[CHALLENGE]: Exact reproduction of the data is required, with images excluded.

┌──

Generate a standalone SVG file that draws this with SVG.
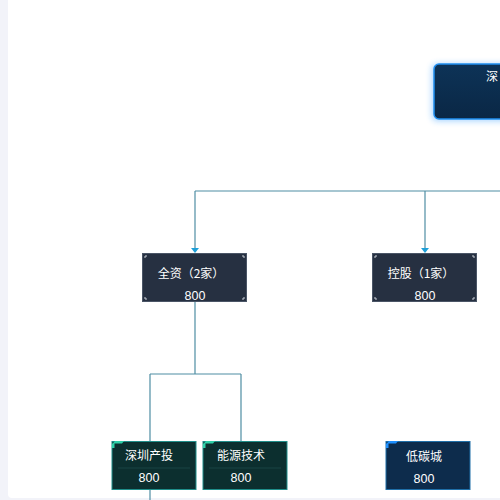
<svg xmlns="http://www.w3.org/2000/svg" width="500" height="500" viewBox="0 0 500 500">
<defs>
<style>
.t{font-family:"Noto Sans CJK SC","Liberation Sans",sans-serif;font-size:12px;fill:#ffffff;text-anchor:middle}
.n{font-family:"Liberation Sans","Noto Sans CJK SC",sans-serif;font-size:12.5px;fill:#ffffff;text-anchor:middle}
.ln{fill:none;stroke:#4f8ea3;stroke-width:1.2}
.l2{fill:#263041;stroke:#4a5566;stroke-width:1}
.cm{fill:none;stroke:#c9ced6;stroke-width:1}
.g3{fill:#0c2f2f;stroke:#1f8e8a;stroke-width:1}
.b3{fill:#0d2c4c;stroke:#1f6fa8;stroke-width:1}
</style>
<linearGradient id="topg" x1="0" y1="0" x2="0" y2="1">
<stop offset="0" stop-color="#0d3357"/>
<stop offset="1" stop-color="#0a2745"/>
</linearGradient>
<linearGradient id="dots" x1="0" y1="0" x2="0" y2="1">
<stop offset="0" stop-color="#c9a524"/>
<stop offset="1" stop-color="#2bb6d6"/>
</linearGradient>
<linearGradient id="vline" x1="0" y1="0" x2="0" y2="1">
<stop offset="0" stop-color="#1c8fc0"/>
<stop offset="1" stop-color="#8a9aa3"/>
</linearGradient>
<filter id="glow" x="-30%" y="-30%" width="160%" height="160%">
<feGaussianBlur stdDeviation="3"/>
</filter>
</defs>
<rect x="0" y="0" width="500" height="500" fill="#f2f3f9"/>
<rect x="8" y="-4" width="500" height="502" rx="4" fill="#ffffff"/>

<g id="connectors">
<path class="ln" d="M195,191 H500"/>
<path class="ln" d="M195,191 V248"/>
<path d="M191,248 L199,248 L195,253 Z" fill="#1e9fd8"/>
<path class="ln" d="M425,191 V248"/>
<path d="M421,248 L429,248 L425,253 Z" fill="#1e9fd8"/>
<path class="ln" d="M195,302 V374 M150,374 H241 M150,374 V441 M241,374 V441"/>
<path d="M425,302 V441" fill="none" stroke="url(#vline)" stroke-width="1.2"/>
<path class="ln" d="M150,490 V500"/>
</g>

<g id="node-top">
<rect x="432" y="64" width="80" height="57" rx="5" fill="#1e90ff" opacity="0.4" filter="url(#glow)"/>
<rect x="434" y="64" width="80" height="55" rx="5" fill="url(#topg)" stroke="#1f8ef0" stroke-width="1.5"/>
<line x1="438" y1="79" x2="438" y2="107" stroke="url(#dots)" stroke-width="1.4" stroke-dasharray="1.4 1.6"/>
<text class="t" x="486" y="81" style="text-anchor:start">深</text>
</g>

<g id="node-quanzi">
<rect class="l2" x="142.5" y="253.5" width="104" height="48"/>
<path class="cm" d="M145,258 V256 H147 M244,256 H242 M244,256 V258 M145,297 V299 H147 M244,299 H242 M244,299 V297"/>
<text class="t" x="191" y="278">全资（2家）</text>
<text class="n" x="195" y="300">800</text>
</g>

<g id="node-konggu">
<rect class="l2" x="372.5" y="253.5" width="104" height="48"/>
<path class="cm" d="M375,258 V256 H377 M474,256 H472 M474,256 V258 M375,297 V299 H377 M474,299 H472 M474,299 V297"/>
<text class="t" x="421" y="278">控股（1家）</text>
<text class="n" x="425" y="300">800</text>
</g>

<g id="node-szct">
<rect class="g3" x="112" y="441.5" width="84" height="48"/>
<path d="M112,448 V444 L115,441 H124 L122,443.5 H114.5 V448 Z" fill="#2fd0a8"/>
<line x1="118" y1="468" x2="190" y2="468" stroke="#1d4a4a" stroke-width="0.8"/>
<text class="t" x="149" y="460">深圳产投</text>
<text class="n" x="149" y="482">800</text>
</g>

<g id="node-nyjs">
<rect class="g3" x="203" y="441.5" width="84" height="48"/>
<path d="M203,448 V444 L206,441 H215 L213,443.5 H205.5 V448 Z" fill="#2fd0a8"/>
<line x1="209" y1="468" x2="281" y2="468" stroke="#1d4a4a" stroke-width="0.8"/>
<text class="t" x="241" y="460">能源技术</text>
<text class="n" x="241" y="482">800</text>
</g>

<g id="node-dtc">
<rect class="b3" x="386" y="441.5" width="84" height="48"/>
<path d="M386,448 V444 L389,441 H398 L396,443.5 H388.5 V448 Z" fill="#1e90ff"/>
<text class="t" x="424" y="461">低碳城</text>
<text class="n" x="424" y="483">800</text>
</g>
</svg>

└──

[WORKED SOLUTION]:
Generate a standalone SVG file that draws this with SVG.
<svg xmlns="http://www.w3.org/2000/svg" width="500" height="500" viewBox="0 0 500 500">
<defs>
<style>
.t{font-family:"Noto Sans CJK SC","Liberation Sans",sans-serif;font-size:12px;fill:#ffffff;text-anchor:middle}
.n{font-family:"Liberation Sans","Noto Sans CJK SC",sans-serif;font-size:12.5px;fill:#ffffff;text-anchor:middle}
.ln{fill:none;stroke:#4f8ea3;stroke-width:1.2}
.l2{fill:#263041;stroke:#4a5566;stroke-width:1}
.cm{fill:none;stroke:#c9ced6;stroke-width:1}
.g3{fill:#0c2f2f;stroke:#1f8e8a;stroke-width:1}
.b3{fill:#0d2c4c;stroke:#1f6fa8;stroke-width:1}
</style>
<linearGradient id="topg" x1="0" y1="0" x2="0" y2="1">
<stop offset="0" stop-color="#0d3357"/>
<stop offset="1" stop-color="#0a2745"/>
</linearGradient>
<linearGradient id="dots" x1="0" y1="0" x2="0" y2="1">
<stop offset="0" stop-color="#c9a524"/>
<stop offset="1" stop-color="#2bb6d6"/>
</linearGradient>
<linearGradient id="vline" x1="0" y1="0" x2="0" y2="1">
<stop offset="0" stop-color="#1c8fc0"/>
<stop offset="1" stop-color="#8a9aa3"/>
</linearGradient>
<filter id="glow" x="-30%" y="-30%" width="160%" height="160%">
<feGaussianBlur stdDeviation="3"/>
</filter>
</defs>
<rect x="0" y="0" width="500" height="500" fill="#f2f3f9"/>
<rect x="8" y="-4" width="500" height="502" rx="4" fill="#ffffff"/>

<g id="connectors">
<path class="ln" d="M195,191 H500"/>
<path class="ln" d="M195,191 V248"/>
<path d="M191,248 L199,248 L195,253 Z" fill="#1e9fd8"/>
<path class="ln" d="M425,191 V248"/>
<path d="M421,248 L429,248 L425,253 Z" fill="#1e9fd8"/>
<path class="ln" d="M195,302 V374 M150,374 H241 M150,374 V441 M241,374 V441"/>
<path d="M425,302 V441" fill="none" stroke="url(#vline)" stroke-width="1.2"/>
<path class="ln" d="M150,490 V500"/>
</g>

<g id="node-top">
<rect x="432" y="64" width="80" height="57" rx="5" fill="#1e90ff" opacity="0.4" filter="url(#glow)"/>
<rect x="434" y="64" width="80" height="55" rx="5" fill="url(#topg)" stroke="#1f8ef0" stroke-width="1.5"/>
<line x1="438" y1="79" x2="438" y2="107" stroke="url(#dots)" stroke-width="1.4" stroke-dasharray="1.4 1.6"/>
<text class="t" x="486" y="81" style="text-anchor:start">深</text>
</g>

<g id="node-quanzi">
<rect class="l2" x="142.5" y="253.5" width="104" height="48"/>
<path class="cm" d="M145,258 V256 H147 M244,256 H242 M244,256 V258 M145,297 V299 H147 M244,299 H242 M244,299 V297"/>
<text class="t" x="191" y="278">全资（2家）</text>
<text class="n" x="195" y="300">800</text>
</g>

<g id="node-konggu">
<rect class="l2" x="372.5" y="253.5" width="104" height="48"/>
<path class="cm" d="M375,258 V256 H377 M474,256 H472 M474,256 V258 M375,297 V299 H377 M474,299 H472 M474,299 V297"/>
<text class="t" x="421" y="278">控股（1家）</text>
<text class="n" x="425" y="300">800</text>
</g>

<g id="node-szct">
<rect class="g3" x="112" y="441.5" width="84" height="48"/>
<path d="M112,448 V444 L115,441 H124 L122,443.5 H114.5 V448 Z" fill="#2fd0a8"/>
<line x1="118" y1="468" x2="190" y2="468" stroke="#1d4a4a" stroke-width="0.8"/>
<text class="t" x="149" y="460">深圳产投</text>
<text class="n" x="149" y="482">800</text>
</g>

<g id="node-nyjs">
<rect class="g3" x="203" y="441.5" width="84" height="48"/>
<path d="M203,448 V444 L206,441 H215 L213,443.5 H205.5 V448 Z" fill="#2fd0a8"/>
<line x1="209" y1="468" x2="281" y2="468" stroke="#1d4a4a" stroke-width="0.8"/>
<text class="t" x="241" y="460">能源技术</text>
<text class="n" x="241" y="482">800</text>
</g>

<g id="node-dtc">
<rect class="b3" x="386" y="441.5" width="84" height="48"/>
<path d="M386,448 V444 L389,441 H398 L396,443.5 H388.5 V448 Z" fill="#1e90ff"/>
<text class="t" x="424" y="461">低碳城</text>
<text class="n" x="424" y="483">800</text>
</g>
</svg>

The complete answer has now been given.